THE TASK: Reproduce the listing exactly, with no pictures in your copy.
——————
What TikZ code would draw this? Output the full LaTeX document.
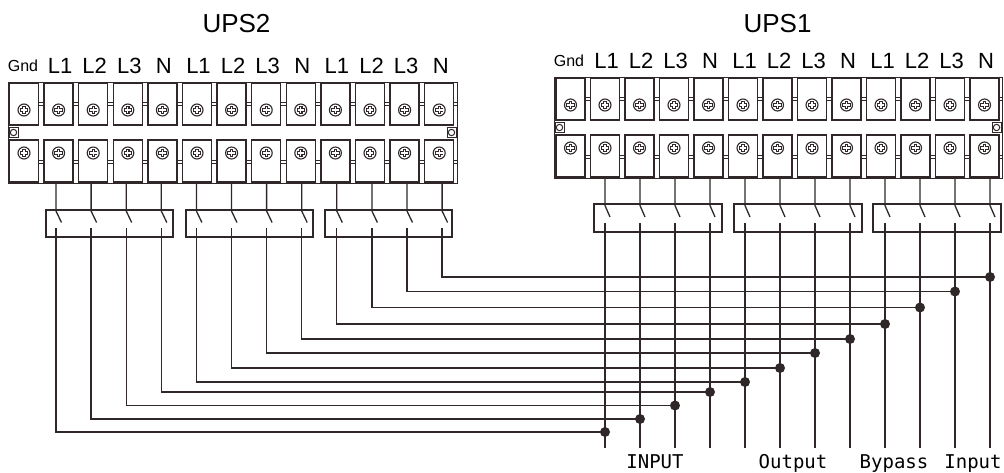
\documentclass[tikz,border=0pt]{standalone}
\usepackage{fontspec}
\setmainfont{Liberation Sans}
\newfontfamily\monofont{DejaVu Sans Mono}
\definecolor{ink}{RGB}{48,40,40}
\newcommand\screwmark[2]{%
  \draw[ink,line width=1.1pt,fill=white] (#1,#2) circle[radius=6pt];
  \draw[ink,line width=3.4pt] (#1-4.2,#2) -- (#1+4.2,#2) (#1,#2-4.2) -- (#1,#2+4.2);
  \draw[white,line width=1.3pt] (#1-3.3,#2) -- (#1+3.3,#2) (#1,#2-3.3) -- (#1,#2+3.3);
}
\newcommand\termblock[5]{% #1 xl, #2 xr, #3 ytop, #4 first terminal centre, #5 pitch
  \draw[frame] (#1,#3) rectangle (#2,#3+101);
  \draw[frame] (#1,#3+20) -- (#2,#3+20) (#1,#3+23) -- (#2,#3+23);
  \draw[frame] (#1,#3+78) -- (#2,#3+78) (#1,#3+81) -- (#2,#3+81);
  \foreach \k in {0,...,12}{
    \pgfmathsetmacro\tx{#4+#5*\k}
    \draw[term] (\tx-14.5,#3+1) rectangle (\tx+14.5,#3+43);
    \draw[term] (\tx-14.5,#3+58) rectangle (\tx+14.5,#3+100);
    \screwmark{\tx}{#3+28}
    \screwmark{\tx}{#3+71}
  }
  \draw[frame,fill=white] (#1+1,#3+45.5) rectangle (#1+10,#3+55.5);
  \draw[frame,line width=1pt] (#1+5.5,#3+50.5) circle[radius=3.2pt];
  \draw[frame,fill=white] (#2-1,#3+45.5) rectangle (#2-10,#3+55.5);
  \draw[frame,line width=1pt] (#2-5.5,#3+50.5) circle[radius=3.2pt];
}
\begin{document}
\begin{tikzpicture}[x=1pt,y=-1pt,
  wire/.style={draw=ink,line width=1.3pt},
  term/.style={draw=ink,fill=white,line width=1.3pt},
  frame/.style={draw=ink,line width=0.9pt},
  lbl/.style={font=\fontsize{22}{22}\selectfont,inner sep=0pt,anchor=base},
  gndlbl/.style={font=\fontsize{16}{16}\selectfont,inner sep=0pt,anchor=base},
  title/.style={font=\fontsize{26}{26}\selectfont,inner sep=0pt,anchor=base},
  blbl/.style={font=\monofont\fontsize{19}{19}\selectfont,inner sep=0pt,anchor=base},
  dot/.style={circle,fill=ink,draw=none,inner sep=0pt,minimum size=10pt},
  swbox/.style={draw=ink,line width=1.2pt},
]
\useasboundingbox (0,0) rectangle (1004,472);

% titles
\node[title] (t2) at (236.5,32) {UPS2};
\node[title] (t1) at (777.5,32) {UPS1};

% terminal blocks
\termblock{8}{457}{82}{24}{34.6}
\termblock{554}{1002}{77}{570.5}{34.5}

% terminal labels
\node[gndlbl] (g2) at (23,71.5) {Gnd};
\node[gndlbl] (g1) at (569,66) {Gnd};
\foreach \k/\t in {1/L1,2/L2,3/L3,4/N,5/L1,6/L2,7/L3,8/N,9/L1,10/L2,11/L3,12/N}{
  \node[lbl] (lb2-\k) at (24+34.6*\k+1.5,73.5) {\t};
  \node[lbl] (lb1-\k) at (570.5+34.5*\k+1.5,68.5) {\t};
}

% switch boxes
\draw[swbox] (46,210) rectangle (173,237);
\draw[swbox] (186,210) rectangle (313,237);
\draw[swbox] (325,210) rectangle (452,237);
\draw[swbox] (594,204) rectangle (722,232);
\draw[swbox] (734,204) rectangle (862,232);
\draw[swbox] (873,204) rectangle (1001,232);

% wires
\foreach \k/\lev in {1/432,2/419,3/405.5,4/392,5/382,6/368,7/353,8/339,9/324,10/307.5,11/291.5,12/277}{
  \pgfmathsetmacro\wa{56+35.1*(\k-1)}
  \pgfmathsetmacro\wb{605+35*(\k-1)}
  % UPS2 side
  \coordinate (a\k) at (\wa,182);
  \coordinate (s\k) at (\wa,211);
  \coordinate (r\k) at (\wa+5.5,222.5);
  \coordinate (u\k) at (\wa,228);
  % UPS1 side
  \coordinate (A\k) at (\wb,177);
  \coordinate (S\k) at (\wb,205.5);
  \coordinate (R\k) at (\wb+5,217);
  \coordinate (U\k) at (\wb,223);
  \coordinate (B\k) at (\wb,448);
  \coordinate (J\k) at (\wb,\lev);
  \draw[wire] (a\k) -- (s\k) -- (r\k);
  \draw[wire] (A\k) -- (S\k) -- (R\k);
  \draw[wire] (U\k) -- (B\k);
  \draw[wire] (u\k) |- (J\k);
}
\foreach \k in {1,...,12}{
  \node[dot] (d\k) at (J\k) {};
}

% bottom labels
\node[blbl] (inp) at (655,468) {INPUT};
\node[blbl] (outp) at (793,468) {Output};
\node[blbl] (byp) at (894,468) {Bypass};
\node[blbl] (inp2) at (973,468) {Input};
\end{tikzpicture}
\end{document}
——————
PROBLEM SOLUTION:
What TikZ code would draw this? Output the full LaTeX document.
\documentclass[tikz,border=0pt]{standalone}
\usepackage{fontspec}
\setmainfont{Liberation Sans}
\newfontfamily\monofont{DejaVu Sans Mono}
\definecolor{ink}{RGB}{48,40,40}
\newcommand\screwmark[2]{%
  \draw[ink,line width=1.1pt,fill=white] (#1,#2) circle[radius=6pt];
  \draw[ink,line width=3.4pt] (#1-4.2,#2) -- (#1+4.2,#2) (#1,#2-4.2) -- (#1,#2+4.2);
  \draw[white,line width=1.3pt] (#1-3.3,#2) -- (#1+3.3,#2) (#1,#2-3.3) -- (#1,#2+3.3);
}
\newcommand\termblock[5]{% #1 xl, #2 xr, #3 ytop, #4 first terminal centre, #5 pitch
  \draw[frame] (#1,#3) rectangle (#2,#3+101);
  \draw[frame] (#1,#3+20) -- (#2,#3+20) (#1,#3+23) -- (#2,#3+23);
  \draw[frame] (#1,#3+78) -- (#2,#3+78) (#1,#3+81) -- (#2,#3+81);
  \foreach \k in {0,...,12}{
    \pgfmathsetmacro\tx{#4+#5*\k}
    \draw[term] (\tx-14.5,#3+1) rectangle (\tx+14.5,#3+43);
    \draw[term] (\tx-14.5,#3+58) rectangle (\tx+14.5,#3+100);
    \screwmark{\tx}{#3+28}
    \screwmark{\tx}{#3+71}
  }
  \draw[frame,fill=white] (#1+1,#3+45.5) rectangle (#1+10,#3+55.5);
  \draw[frame,line width=1pt] (#1+5.5,#3+50.5) circle[radius=3.2pt];
  \draw[frame,fill=white] (#2-1,#3+45.5) rectangle (#2-10,#3+55.5);
  \draw[frame,line width=1pt] (#2-5.5,#3+50.5) circle[radius=3.2pt];
}
\begin{document}
\begin{tikzpicture}[x=1pt,y=-1pt,
  wire/.style={draw=ink,line width=1.3pt},
  term/.style={draw=ink,fill=white,line width=1.3pt},
  frame/.style={draw=ink,line width=0.9pt},
  lbl/.style={font=\fontsize{22}{22}\selectfont,inner sep=0pt,anchor=base},
  gndlbl/.style={font=\fontsize{16}{16}\selectfont,inner sep=0pt,anchor=base},
  title/.style={font=\fontsize{26}{26}\selectfont,inner sep=0pt,anchor=base},
  blbl/.style={font=\monofont\fontsize{19}{19}\selectfont,inner sep=0pt,anchor=base},
  dot/.style={circle,fill=ink,draw=none,inner sep=0pt,minimum size=10pt},
  swbox/.style={draw=ink,line width=1.2pt},
]
\useasboundingbox (0,0) rectangle (1004,472);

% titles
\node[title] (t2) at (236.5,32) {UPS2};
\node[title] (t1) at (777.5,32) {UPS1};

% terminal blocks
\termblock{8}{457}{82}{24}{34.6}
\termblock{554}{1002}{77}{570.5}{34.5}

% terminal labels
\node[gndlbl] (g2) at (23,71.5) {Gnd};
\node[gndlbl] (g1) at (569,66) {Gnd};
\foreach \k/\t in {1/L1,2/L2,3/L3,4/N,5/L1,6/L2,7/L3,8/N,9/L1,10/L2,11/L3,12/N}{
  \node[lbl] (lb2-\k) at (24+34.6*\k+1.5,73.5) {\t};
  \node[lbl] (lb1-\k) at (570.5+34.5*\k+1.5,68.5) {\t};
}

% switch boxes
\draw[swbox] (46,210) rectangle (173,237);
\draw[swbox] (186,210) rectangle (313,237);
\draw[swbox] (325,210) rectangle (452,237);
\draw[swbox] (594,204) rectangle (722,232);
\draw[swbox] (734,204) rectangle (862,232);
\draw[swbox] (873,204) rectangle (1001,232);

% wires
\foreach \k/\lev in {1/432,2/419,3/405.5,4/392,5/382,6/368,7/353,8/339,9/324,10/307.5,11/291.5,12/277}{
  \pgfmathsetmacro\wa{56+35.1*(\k-1)}
  \pgfmathsetmacro\wb{605+35*(\k-1)}
  % UPS2 side
  \coordinate (a\k) at (\wa,182);
  \coordinate (s\k) at (\wa,211);
  \coordinate (r\k) at (\wa+5.5,222.5);
  \coordinate (u\k) at (\wa,228);
  % UPS1 side
  \coordinate (A\k) at (\wb,177);
  \coordinate (S\k) at (\wb,205.5);
  \coordinate (R\k) at (\wb+5,217);
  \coordinate (U\k) at (\wb,223);
  \coordinate (B\k) at (\wb,448);
  \coordinate (J\k) at (\wb,\lev);
  \draw[wire] (a\k) -- (s\k) -- (r\k);
  \draw[wire] (A\k) -- (S\k) -- (R\k);
  \draw[wire] (U\k) -- (B\k);
  \draw[wire] (u\k) |- (J\k);
}
\foreach \k in {1,...,12}{
  \node[dot] (d\k) at (J\k) {};
}

% bottom labels
\node[blbl] (inp) at (655,468) {INPUT};
\node[blbl] (outp) at (793,468) {Output};
\node[blbl] (byp) at (894,468) {Bypass};
\node[blbl] (inp2) at (973,468) {Input};
\end{tikzpicture}
\end{document}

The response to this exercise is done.